Study on influence of magnetic field on ethane explosion mechanism

Abstract

To explore new gas explosion prevention and control technology, experiments on the influence of magnetic field on the explosion characteristics of ethane were carried out, and the effect of magnetic field on the explosion pressure, product component changes and other explosion characteristics were obtained. CHEMKIN-PRO software was used to simulate the explosion chain reaction process and determine the key radicals and main reaction paths. The forces of radical particles under magnetic fields were analyzed through theoretical calculations.
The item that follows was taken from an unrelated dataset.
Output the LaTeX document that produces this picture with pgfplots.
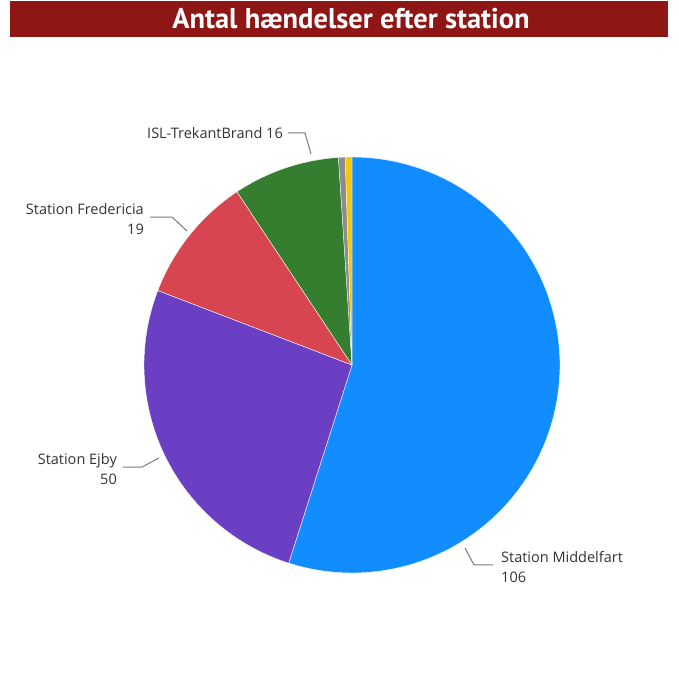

Fukui function and population analysis of elementary reaction C2H6+·OH=·C2H5 + H2O were carried out by Material Studio. The results showed that magnetic fields decreased the ethane maximum explosion pressure, pressure rise rate, and average flame propagation speed, while increasing CO and CO2 production and decreasing residual ethane. ·H, ·O, ·OH, ·CH3, and ·C2H5 were identified as the key radicals in the ethane explosion process, with ·OH having the greatest effect on the ethane consumption rate. H5 has the strongest nucleophilic sensitivity and C2 has the strongest electrophilic sensitivity, which leads to that H5 and C2 are the most easily broken sites of chemical bonds during C2H6 explosion. C2H6+·OH has the strongest adsorption capacity and the most unstable structure, and the two are more likely to react. The magnetic field affects the explosion of ethane by weakening the bond energy of CH, and the change of bond energy directly affects the enthalpy change, resulting in the change of ethane consumption rate. At the same time, the magnetic field will also change the migration trajectory of ·OH by applying the magnetic field force, reducing the multi-chain reaction rate of ·OH participation, thereby reducing the chain reaction rate of ·HCO → CO → CO2, showing that the magnetic field has a significant inhibitory effect on the explosion of ethane.